Softmax would still assign probability mass to masked positions. Setting masked logits to negative infinity makes their softmax weight exactly zero in the ideal math and effectively zero in floating point.
Multi-Head Attention
A single attention head creates one similarity space. Multiple heads let the layer learn several kinds of lookup at once: local syntax, long-range dependencies, speaker cues, acoustic events, punctuation patterns, or alignment hints.
# Multi-head attention is usually implemented by projecting once:
qkv = linear(x) # [batch, time, 3 * n_heads * d_head]
# Then reshaping:
qkv = qkv.view(batch, time, 3, n_heads, d_head)
q, k, v = qkv.unbind(dim=2)
# Attention runs independently per head, then heads are concatenated.
If d_model is fixed, more heads means each head is narrower. Very narrow heads may have weak representational capacity, while extra heads add projection and memory overhead. Modern efficient models often use grouped-query or multi-query attention to reduce KV-cache cost.
Audio Connection
Audio frames or patches become a sequence. Encoder transformers mix information across time so a phoneme can be recognized using its context. Conformer adds convolution to better capture local acoustic structure.
Text tokens, phonemes, or semantic tokens condition a model that predicts mel frames, durations, or discrete audio tokens. Attention helps align text positions to generated speech.
Cascaded systems use ASR -> text LLM -> TTS. Direct systems may encode speech into semantic/acoustic tokens and decode speech tokens without text as the only bottleneck.
Audio-text systems learn shared spaces where spoken content, written content, and acoustic events can retrieve or condition each other.
Efficiency
During generation, a decoder only needs to compute attention for the new token against past keys and values. Keeping those past keys and values in memory is the KV cache. This makes decoding much faster than recomputing the whole prefix, but it also makes memory grow with:
batch_size * sequence_length * layers * kv_heads * head_dim
For local audio assistants, this means long prompts and large memory windows can slow the system before TTS even starts. Efficient systems manage prompt length, cache memory, batching, quantization, and streaming carefully.
More SQLite memory records increased prompt tokens. The model had to evaluate a longer prefix before generating the spoken answer. The fix was to lower the default memory window, shorten context items, and keep larger windows opt-in.
Checkpoint
Each token builds a query describing what it wants to know, compares it to keys from every token, turns those comparisons into weights, and uses the weights to blend value vectors from the sequence.

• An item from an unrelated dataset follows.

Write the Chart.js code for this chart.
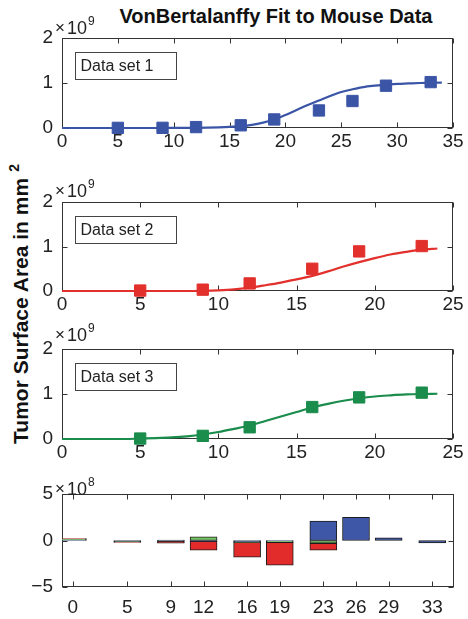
<!DOCTYPE html>
<html>
<head>
<meta charset="utf-8">
<script src="https://cdn.jsdelivr.net/npm/chart.js@4.4.1/dist/chart.umd.min.js"></script>
<style>
  html, body { margin: 0; padding: 0; background: #fff; }
  #fig { position: relative; width: 468px; height: 619px; overflow: hidden;
         font-family: "Liberation Sans", Arial, Helvetica, sans-serif; color: #111; }
  #fig canvas { position: absolute; left: 0; }
  #title { position: absolute; left: 76px; top: 6px; width: 400px; text-align: center;
           font-size: 20px; font-weight: bold; line-height: 20px; white-space: nowrap; }
  #ylab { position: absolute; left: -179px; top: 292px; width: 400px; height: 24px;
          text-align: center; font-size: 21px; font-weight: bold; line-height: 24px;
          transform: rotate(-90deg); transform-origin: 50% 50%; white-space: nowrap; }
  #ylab sup { font-size: 14px; line-height: 0; vertical-align: 9px; margin-left: 6px; }
</style>
</head>
<body>
<div id="fig">
  <div id="title">VonBertalanffy Fit to Mouse Data</div>
  <div id="ylab">Tumor Surface Area in mm<sup>2</sup></div>
</div>
<script>
// ---- Data set 1 (blue), values in units of 1e9 mm^2 ----
const times1 = [5, 9, 12, 16, 19, 23, 26, 29, 33];
const area1  = [0.003, 0.004, 0.02, 0.06, 0.19, 0.39, 0.60, 0.94, 1.02];
const fitTimes1 = [0, 1, 2, 3, 4, 5, 6, 7, 8, 9, 10, 11, 12, 13, 14, 15, 16, 17,
                   18, 19, 20, 21, 22, 23, 24, 25, 26, 27, 28, 29, 30, 31, 32, 33, 34];
const fitArea1  = [0, 0, 0, 0, 0, 0, 0, 0, 0, 0, 0.001, 0.002, 0.004, 0.008, 0.014, 0.024, 0.04, 0.07,
                   0.12, 0.19, 0.29, 0.40, 0.51, 0.61, 0.71, 0.80, 0.86, 0.91, 0.94, 0.965, 0.98, 0.99, 1.0, 1.005, 1.01];

// ---- Data set 2 (red) ----
const times2 = [5, 9, 12, 16, 19, 23];
const area2  = [0.01, 0.03, 0.17, 0.50, 0.89, 1.01];
const fitTimes2 = [0, 1, 2, 3, 4, 5, 6, 7, 8, 9, 10, 11, 12, 13, 14, 15, 16, 17, 18, 19, 20, 21, 22, 23, 24];
const fitArea2  = [0, 0, 0, 0, 0, 0, 0, 0, 0, 0.005, 0.015, 0.035, 0.075, 0.13, 0.19, 0.26, 0.34, 0.44,
                   0.55, 0.65, 0.74, 0.82, 0.88, 0.93, 0.955];

// ---- Data set 3 (green) ----
const times3 = [5, 9, 12, 16, 19, 23];
const area3  = [0.01, 0.07, 0.26, 0.71, 0.925, 1.03];
const fitTimes3 = [0, 1, 2, 3, 4, 5, 6, 7, 8, 9, 10, 11, 12, 13, 14, 15, 16, 17, 18, 19, 20, 21, 22, 23, 24];
const fitArea3  = [0, 0, 0, 0, 0, 0.01, 0.02, 0.035, 0.06, 0.10, 0.155, 0.225, 0.30, 0.40, 0.50, 0.60, 0.70,
                   0.78, 0.85, 0.905, 0.945, 0.97, 0.99, 1.0, 1.005];

// ---- Residuals (fit minus data), units of 1e8 mm^2 ----
const residTimes  = [0, 5, 9, 12, 16, 19, 23, 26, 29, 33];
const residBlue   = [0.05, -0.1, -0.05, -0.1, -0.15, -0.05, 2.1, 2.5, 0.3, -0.25];
const residGreen  = [0.1, -0.05, 0.05, 0.4, -0.05, -0.15, -0.3, null, null, null];
const residRed    = [0.05, -0.05, -0.25, -0.95, -1.6, -2.45, -0.75, null, null, null];

// tick labels
const areaTicks  = [0, 1, 2];
const residTicks = [-5, 0, 5];

const BLUE = '#3a54a6', RED = '#e2302c', GREEN = '#1a8c4c';
const BAR_BLUE = '#3f57a7', BAR_GREEN = '#76c462', BAR_RED = '#e22b2b';
const FONT = '"Liberation Sans", Arial, Helvetica, sans-serif';
const TICK_FONT = { family: FONT, size: 19 };
const INK = '#222';

const pairs = (xs, ys) => xs.map((x, i) => ({ x, y: ys[i] }));

// Axes box with inward MATLAB-style tick marks (under the data),
// exponent label and text box (over the data)
const framePlugin = {
  id: 'frame',
  beforeDatasetsDraw(chart) {
    const { ctx, chartArea: a, scales } = chart;
    const L = a.left + 0.5, R = a.right - 0.5, T = a.top + 0.5, B = a.bottom - 0.5;
    ctx.save();
    ctx.strokeStyle = '#333';
    ctx.lineWidth = 1;
    ctx.strokeRect(L, T, R - L, B - T);
    ctx.beginPath();
    scales.x.ticks.forEach(t => {
      const px = Math.round(scales.x.getPixelForValue(t.value)) + 0.5;
      ctx.moveTo(px, B); ctx.lineTo(px, B - 5);
      ctx.moveTo(px, T); ctx.lineTo(px, T + 5);
    });
    scales.y.ticks.forEach(t => {
      const py = Math.round(scales.y.getPixelForValue(t.value)) + 0.5;
      ctx.moveTo(L, py); ctx.lineTo(L + 5, py);
      ctx.moveTo(R, py); ctx.lineTo(R - 5, py);
    });
    ctx.stroke();
    ctx.restore();
  },
  afterDatasetsDraw(chart, args, opts) {
    const { ctx, chartArea: a } = chart;
    ctx.save();
    // exponent label  "× 10^n"
    const base = a.top + opts.expDy;
    ctx.fillStyle = INK;
    ctx.textBaseline = 'alphabetic';
    ctx.textAlign = 'left';
    ctx.font = `17px ${FONT}`;
    ctx.fillText('×', 55, base - 1);
    ctx.font = `18px ${FONT}`;
    ctx.fillText('10', 67, base);
    ctx.font = `12px ${FONT}`;
    ctx.fillText(opts.exp, 88, base - 9);

    // text box
    if (opts.label) {
      const bx = a.left + 13.5, by = a.top + 14.5, bw = 101, bh = 27;
      ctx.fillStyle = '#fff';
      ctx.fillRect(bx, by, bw, bh);
      ctx.strokeStyle = '#444';
      ctx.lineWidth = 1;
      ctx.strokeRect(bx, by, bw, bh);
      ctx.fillStyle = INK;
      ctx.font = `16px ${FONT}`;
      ctx.textBaseline = 'middle';
      ctx.fillText(opts.label, bx + 5, by + bh / 2 + 1);
    }
    ctx.restore();
  }
};

function makeCanvas(top, height) {
  const c = document.createElement('canvas');
  c.width = 468; c.height = height;
  c.style.top = top + 'px';
  c.style.width = '468px'; c.style.height = height + 'px';
  document.getElementById('fig').appendChild(c);
  return c;
}

function axisX(min, max, extra) {
  return Object.assign({
    type: 'linear', min, max,
    grid: { display: false, drawTicks: false },
    border: { display: false },
    ticks: { stepSize: 5, font: TICK_FONT, color: INK, padding: 2, maxRotation: 0, autoSkip: false },
    afterFit(s) { s.height = 26; }
  }, extra || {});
}

function axisY(min, max, tickVals, extra) {
  return Object.assign({
    type: 'linear', min, max,
    grid: { display: false, drawTicks: false },
    border: { display: false },
    afterBuildTicks(s) { s.ticks = tickVals.map(v => ({ value: v })); },
    ticks: { font: TICK_FONT, color: INK, padding: 9,
             callback: v => (v < 0 ? '\u2212' + Math.abs(v) : String(v)) },
    afterFit(s) { s.width = 62; }
  }, extra || {});
}

function growthPanel(top, height, xMax, times, area, fitT, fitA, color, label, expDy) {
  new Chart(makeCanvas(top, height), {
    type: 'scatter',
    data: {
      datasets: [
        { data: pairs(times, area), pointStyle: 'rect', pointRadius: 8, pointHoverRadius: 8,
          backgroundColor: color, borderColor: color, borderWidth: 1, showLine: false, clip: false },
        { data: pairs(fitT, fitA), showLine: true, borderColor: color, borderWidth: 2.2,
          pointRadius: 0, cubicInterpolationMode: 'monotone', fill: false, clip: false }
      ]
    },
    options: {
      responsive: false, animation: false, devicePixelRatio: 1,
      layout: { padding: { top: 28, right: 15, left: 0, bottom: 0 } },
      plugins: { legend: { display: false }, tooltip: { enabled: false },
                 frame: { exp: '9', label, expDy } },
      scales: { x: axisX(0, xMax), y: axisY(0, 2, areaTicks) }
    },
    plugins: [framePlugin]
  });
}

growthPanel(10, 144, 35, times1, area1, fitTimes1, fitArea1, BLUE, 'Data set 1', -4);
growthPanel(174, 143, 25, times2, area2, fitTimes2, fitArea2, RED, 'Data set 2', -5);
growthPanel(321, 144, 25, times3, area3, fitTimes3, fitArea3, GREEN, 'Data set 3', -8);

// residual bars, stacked per time point
const barSet = (vals, color) => ({
  data: pairs(residTimes, vals).filter(p => p.y !== null),
  backgroundColor: color, borderColor: '#1c1c1c', borderWidth: 1,
  borderSkipped: false, barThickness: 27
});

new Chart(makeCanvas(466, 153), {
  type: 'bar',
  data: { datasets: [barSet(residBlue, BAR_BLUE), barSet(residGreen, BAR_GREEN), barSet(residRed, BAR_RED)] },
  options: {
    responsive: false, animation: false, devicePixelRatio: 1,
    layout: { padding: { top: 28, right: 14, left: 0, bottom: 0 } },
    plugins: { legend: { display: false }, tooltip: { enabled: false },
               frame: { exp: '8', label: null, expDy: 1 } },
    scales: {
      x: axisX(-1, 35, {
        stacked: true,
        offset: false,
        afterBuildTicks(s) { s.ticks = residTimes.map(v => ({ value: v })); },
        ticks: { font: TICK_FONT, color: INK, padding: 9, maxRotation: 0, autoSkip: false },
        afterFit(s) { s.height = 32; }
      }),
      y: axisY(-5, 5, residTicks, { stacked: true })
    }
  },
  plugins: [framePlugin]
});
</script>
</body>
</html>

Full self-attention compares every time step with every other time step, so the score matrix is time by time. Audio often has many more frames than text has tokens, making quadratic attention expensive.
Encoder attention can usually read the whole input sequence, such as all audio frames. Decoder causal attention can only read previous generated tokens so it cannot cheat by seeing the future.
The user experiences the whole loop: microphone capture, VAD, ASR, prompt construction, LLM inference, TTS, and playback. A better model is not enough if prompt context is too large, ASR sends noise, or TTS overlaps with an older reply.